Then our porter said he thought that must be it on the high-level platform; said he thought he knew the train. So we went to the high-level platform, and saw the engine-driver, and asked him if he was going to Kingston. He said he couldn’t say for certain of course, but that he rather thought he was. Anyhow, if he wasn’t the 11.5 for Kingston, he said he was pretty confident he was the 9.32 for Virginia Water, or the 10 a.m. express for the Isle of Wight, or somewhere in that direction, and we should all know when we got there. We slipped half-a-crown into his hand, and begged him to be the 11.5 for Kingston.

“Nobody will ever know, on this line,” we said, “what you are, or where
you’re going. You know the way, you slip off quietly and go to Kingston.”

“Well, I don’t know, gents,” replied the noble fellow, “but I suppose
some train’s got to go to Kingston; and I’ll do it. Gimme the half-crown.”

Thus we got to Kingston by the London and South-Western Railway.

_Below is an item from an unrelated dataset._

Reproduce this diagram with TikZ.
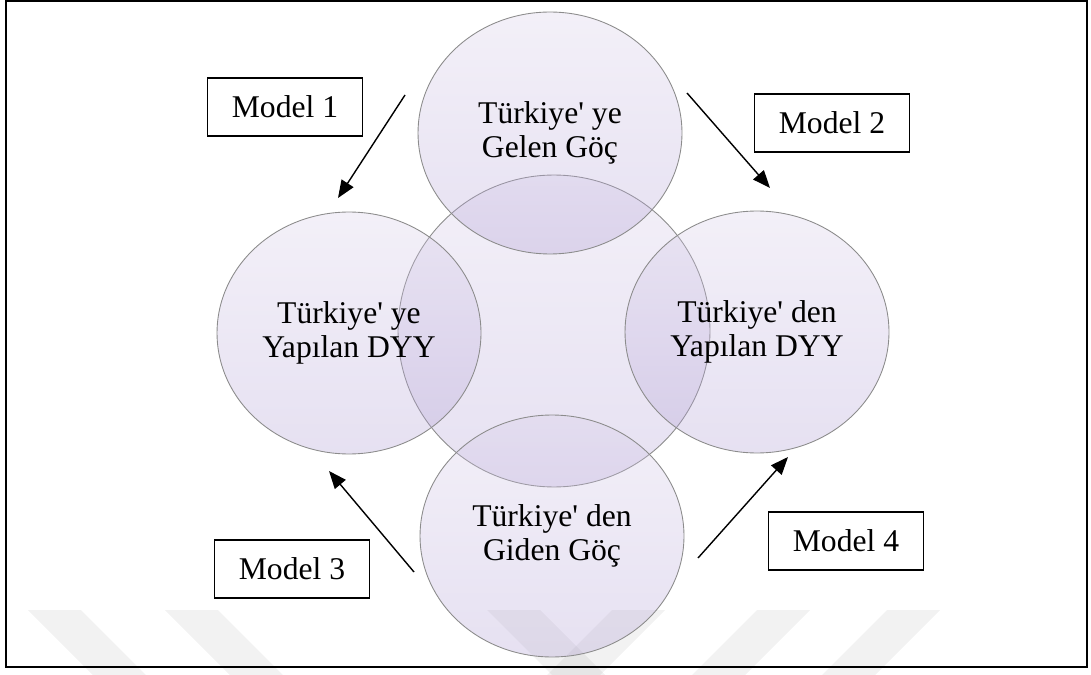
\documentclass[tikz,border=0pt]{standalone}
\usepackage{fontspec}
\setmainfont{Liberation Serif}[Ligatures=TeXOff]
\usetikzlibrary{arrows.meta,shapes.geometric,positioning}

\definecolor{lilactop}{RGB}{215,205,232}
\definecolor{lilacbot}{RGB}{172,154,210}

\begin{document}
\begin{tikzpicture}[x=0.02cm, y=-0.02cm, >={Triangle[length=10pt,width=8pt]}, font=\fontsize{18}{19}\selectfont]
	\tikzstyle{circ}=[ellipse, draw=gray!90, line width=0.5pt, top color=lilactop, bottom color=lilacbot, fill opacity=0.3, draw opacity=1, text opacity=1, align=center, inner sep=0pt, minimum width=5.28cm, minimum height=4.84cm]
	\tikzstyle{model}=[draw=black, line width=0.7pt, fill=white, minimum width=3.1cm, minimum height=1.16cm]
	\tikzstyle{wstripe}=[fill=black, fill opacity=0.05]
	\useasboundingbox (0,0) rectangle (1091,675);
	% watermark
	\foreach \a in {28,165,487}
		\fill[wstripe] (\a,610) -- ++(53,0) -- ++(65,65) -- ++(-53,0) -- cycle;
	\foreach \b in {612,757,887}
		\fill[wstripe] (\b,610) -- ++(53,0) -- ++(-65,65) -- ++(-53,0) -- cycle;
	% frame
	\draw[line width=1.3pt] (6,1) rectangle (1087,667);
	% circles
	\node[circ, minimum size=6.24cm] (O) at (554,331) {};
	\node[circ] (A) at (550,133) {Türkiye' ye\\Gelen Göç};
	\node[circ] (D) at (349,333) {Türkiye' ye\\Yapılan DYY};
	\node[circ] (B) at (757,332) {Türkiye' den\\Yapılan DYY};
	\node[circ] (C) at (552,536) {Türkiye' den\\Giden Göç};
	% models
	\node[model] (M1) at (285,107) {Model 1};
	\node[model] (M2) at (832,123) {Model 2};
	\node[model] (M3) at (292,569) {Model 3};
	\node[model] (M4) at (846,541) {Model 4};
	% arrows
	\coordinate (a1) at (405,95);  \coordinate (a2) at (338,198);
	\coordinate (b1) at (687,93);  \coordinate (b2) at (770,188);
	\coordinate (c1) at (414,572); \coordinate (c2) at (329,471);
	\coordinate (d1) at (698,558); \coordinate (d2) at (788,457);
	\draw[->, line width=0.8pt] (a1) -- (a2);
	\draw[->, line width=0.8pt] (b1) -- (b2);
	\draw[->, line width=0.8pt] (c1) -- (c2);
	\draw[->, line width=0.8pt] (d1) -- (d2);
\end{tikzpicture}
\end{document}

We learnt, afterwards, that the train we had come by was really the
Exeter Mail, and that they had spent hours at Waterloo, looking for it, and nobody knew what had become of it."

$$$$$$$$$$$$$$$$$$$$$$$$$

Don't tell Didi now, but during 1976-79, I had to resort to a similar trick with the Indian Railways.

It was like this:

I used to take the Janata (so-called) Express from my home town GDR to KGP. The blessed Express used to stop and linger at every station and take 36 good hours to reach KGP, soot and all....

The thing started at GDR at 11 AM. At 4.30 PM, it would halt at Bapatla (of the 1977 killer-cyclone fame) where my KGPian (Phy) sister V used to work as a Lecturer in a Junior College:

http://gpsastry.blogspot.com/2010/12/tenterhooks.html

She used to board my compartment to travel with me to BZA, 2 hours away to exchange news and KGP nostalgia.

And she would get down at BZA at 6.30 PM and had to take the incoming HWH-MAS Mail at BZA at 7.30 PM on her return journey to Bapatla, which was a Request Halt, so she could reach home safe by 8.30 PM, a reasonable hour for a comely singleton lady.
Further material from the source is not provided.